Some people are employed 1000 years, it is not correct. In addition, those anomalies values have the same value.

In [None]:
# Create an anomalous flag column
app_train['DAYS_EMPLOYED_ANOM'] = app_train["DAYS_EMPLOYED"] == 365243

# Replace the anomalous values with nan
app_train['DAYS_EMPLOYED'].replace({365243: np.nan}, inplace = True)

app_train['DAYS_EMPLOYED'].plot.hist(title = 'Days Employment Histogram');
plt.xlabel('Days Employment');

In [None]:
# do same thing on the testing data
app_test['DAYS_EMPLOYED_ANOM'] = app_test["DAYS_EMPLOYED"] == 365243
app_test["DAYS_EMPLOYED"].replace({365243: np.nan}, inplace = True)

print('There are %d anomalies in the test data out of %d entries' % (app_test["DAYS_EMPLOYED_ANOM"].sum(), len(app_test)))

# Correlation Analysis

In [None]:
# Find correlations with the target and sort
corr = app_train.corr()
correlations = corr['TARGET'].sort_values()

# Display correlations
print('Most Positive Correlations:\n', correlations.tail(15))
print('\nMost Negative Correlations:\n', correlations.head(15))

# Baseling
## Logistic Regression Implementation

In [None]:
from sklearn.preprocessing import MinMaxScaler
from sklearn.preprocessing import Imputer
# Drop the target from the training data
if 'TARGET' in app_train:
    train = app_train.drop(columns = ['TARGET'])
else:
    train = app_train.copy()
    
# Feature names
features = list(train.columns)

# Copy of the testing data
test = app_test.copy()

# Median imputation of missing values
imputer = Imputer(strategy = 'median')

# Scale each feature to 0-1
scaler = MinMaxScaler(feature_range = (0, 1))
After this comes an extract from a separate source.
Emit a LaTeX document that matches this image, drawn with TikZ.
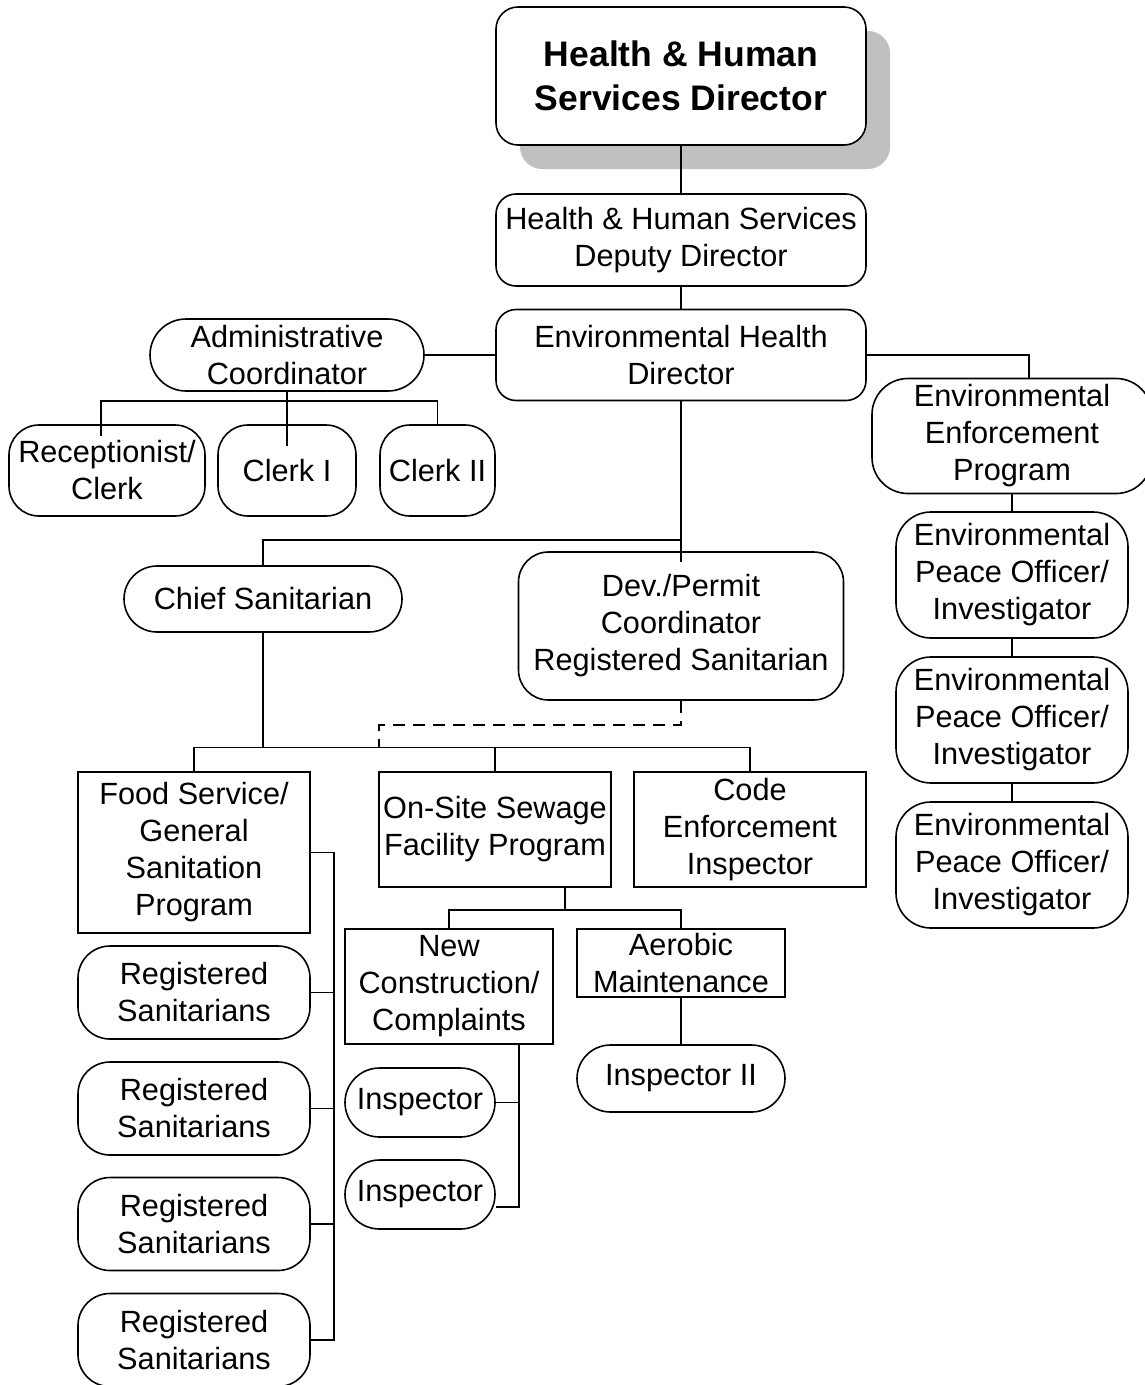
\documentclass[tikz,border=0pt]{standalone}
\usepackage{fontspec}
\setmainfont{Liberation Sans}
\usetikzlibrary{shadows}
\definecolor{shadowgray}{HTML}{C0C0C0}
\begin{document}
\begin{tikzpicture}[x=1pt,y=-1pt,line width=1.6pt]
\tikzset{post/.style={draw,align=center,inner sep=0pt,font=\fontsize{30.7}{37}\selectfont},
dims/.style 2 args={minimum width=#1pt,minimum height=#2pt},
soft/.style={rounded corners=#1},
dashline/.style={dash pattern=on 12pt off 8pt}}
\useasboundingbox (0,0) rectangle (1144,1385);
\node[post,dims={370}{138},soft=22pt,fill=white,
  drop shadow={shadow xshift=24pt,shadow yshift=-24pt,opacity=1,fill=shadowgray},
  font=\fontsize{35.5}{44}\selectfont\bfseries] (hhsd) at (681,76) {Health \& Human\\Services Director};
\node[post,dims={370}{92},soft=20pt] (deputy) at (681,240) {Health \& Human Services\\Deputy Director};
\node[post,dims={370}{91},soft=20pt] (ehd) at (681,355) {Environmental Health\\Director};
\node[post,dims={274}{72},soft=36pt] (admin) at (287,355) {Administrative\\Coordinator};
\node[post,dims={196}{91},soft=30pt] (recep) at (107,470.5) {Receptionist/\\Clerk};
\node[post,dims={138}{91},soft=30pt] (clerka) at (287,470.5) {Clerk I};
\node[post,dims={115}{91},soft=30pt] (clerkb) at (437.5,470.5) {Clerk II};
\node[post,dims={280}{115},soft=36pt] (eep) at (1012,436) {Environmental\\Enforcement\\Program};
\foreach \i/\y in {1/575,2/720,3/865}
  \node[post,dims={232}{126},soft=35pt] (epo\i) at (1012,\y) {Environmental\\Peace Officer/\\Investigator};
\node[post,dims={278}{66},soft=33pt] (chief) at (263,599) {Chief Sanitarian};
\node[post,dims={325}{148},soft=30pt] (dev) at (681,626) {Dev./Permit\\Coordinator\\Registered Sanitarian};
\node[post,dims={232}{161}] (food) at (194,852.5) {Food Service/\\General\\Sanitation\\Program};
\node[post,dims={232}{115}] (onsite) at (495,829.5) {On-Site Sewage\\Facility Program};
\node[post,dims={232}{115}] (code) at (750,829.5) {Code\\Enforcement\\Inspector};
\foreach \i/\y in {1/992.5,2/1108.5,3/1224,4/1340}
  \node[post,dims={232}{93},soft=32pt] (rs\i) at (194,\y) {Registered\\Sanitarians};
\node[post,dims={208}{115}] (newc) at (449,986.5) {New\\Construction/\\Complaints};
\node[post,dims={208}{68}] (aerobic) at (681,963) {Aerobic\\Maintenance};
\node[post,dims={208}{67},soft=33.5pt] (insp2) at (681,1078.5) {Inspector II};
\node[post,dims={150}{69},soft=34.5pt] (inspa) at (420,1102.5) {Inspector};
\node[post,dims={150}{69},soft=34.5pt] (inspb) at (420,1194.5) {Inspector};
\coordinate (ehdbar) at (681,540);
\coordinate (unitbar) at (263,747.5);
\coordinate (dashbend) at (379,725);
\coordinate (sewbar) at (565,910);
\draw (hhsd.south) -- (deputy.north);
\draw (deputy.south) -- (ehd.north);
\draw (admin.east) -- (ehd.west);
\draw (admin.south) -- ([yshift=-22pt]clerka.north);
\draw ([xshift=-6pt,yshift=-12pt]recep.north) -- ++(0,-35) -| (clerkb.north);
\draw (ehd.east) -| ([xshift=17pt]eep.north);
\draw (eep.south) -- (epo1.north) (epo1.south) -- (epo2.north) (epo2.south) -- (epo3.north);
\draw (ehd.south) -- ([yshift=-11pt]dev.north);
\draw (ehdbar) -| (chief.north);
\draw (chief.south) -- (unitbar);
\draw (food.north) |- (unitbar) -| (code.north);
\draw (onsite.north) -- (onsite.north |- unitbar);
\draw[dashline] (dev.south) |- (dashbend) -- (dashbend |- unitbar);
\draw (food.east) -- ++(23,0) |- (rs4.east);
\foreach \i in {1,2,3} \draw (rs\i.east) -- ++(23,0);
\draw ([xshift=70pt]onsite.south) -- (sewbar);
\draw (newc.north) |- (sewbar) -| (aerobic.north);
\draw (aerobic.south) -- (insp2.north);
\draw ([xshift=70pt]newc.south) |- ([yshift=-12.5pt]inspb.east);
\draw (inspa.east) -- ++(24,0);
\end{tikzpicture}
\end{document}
# Fit on the training data
imputer.fit(train)

# Transform both training and testing data
train = imputer.transform(train)
test = imputer.transform(app_test)

# Repeat with the scaler
scaler.fit(train)
train = scaler.transform(train)
test = scaler.transform(test)

print('Training data shape: ', train.shape)
print('Testing data shape: ', test.shape)

In [None]:
from sklearn.linear_model import LogisticRegression

# Make the model with the specified regularization parameter
log_reg = LogisticRegression(C = 0.0001, solver='lbfgs')

# Train on the training data
log_reg.fit(train, train_labels)

# Make predictions
# Make sure to select the second column only
log_reg_pred = log_reg.predict_proba(test)[:, 1]
# Submission dataframe
submit = app_test.loc[:, ['SK_ID_CURR']]
submit['TARGET'] = log_reg_pred

submit.head()

In [None]:
# Save the submission to a csv file
submit.to_csv('baseling_submission.csv', index = False)

![](https://i.postimg.cc/3NRP7Khp/baseline.png)

## References:
[1] Khandani, A. E., Kim, A. J., & Lo, A. W. (2010). Consumer credit-risk models via machine-learning algorithms. Journal of Banking & Finance, 34(11), 2767-2787.

[2] Galindo, J., & Tamayo, P. (2000). Credit risk assessment using statistical and machine learning: basic methodology and risk modeling applications. Computational Economics, 15(1-2), 107-143.

[3] Ke, G., Meng, Q., Finley, T., Wang, T., Chen, W., Ma, W., ... & Liu, T. Y. (2017). Lightgbm: A highly efficient gradient boosting decision tree. In Advances in Neural Information Processing Systems (pp. 3146-3154).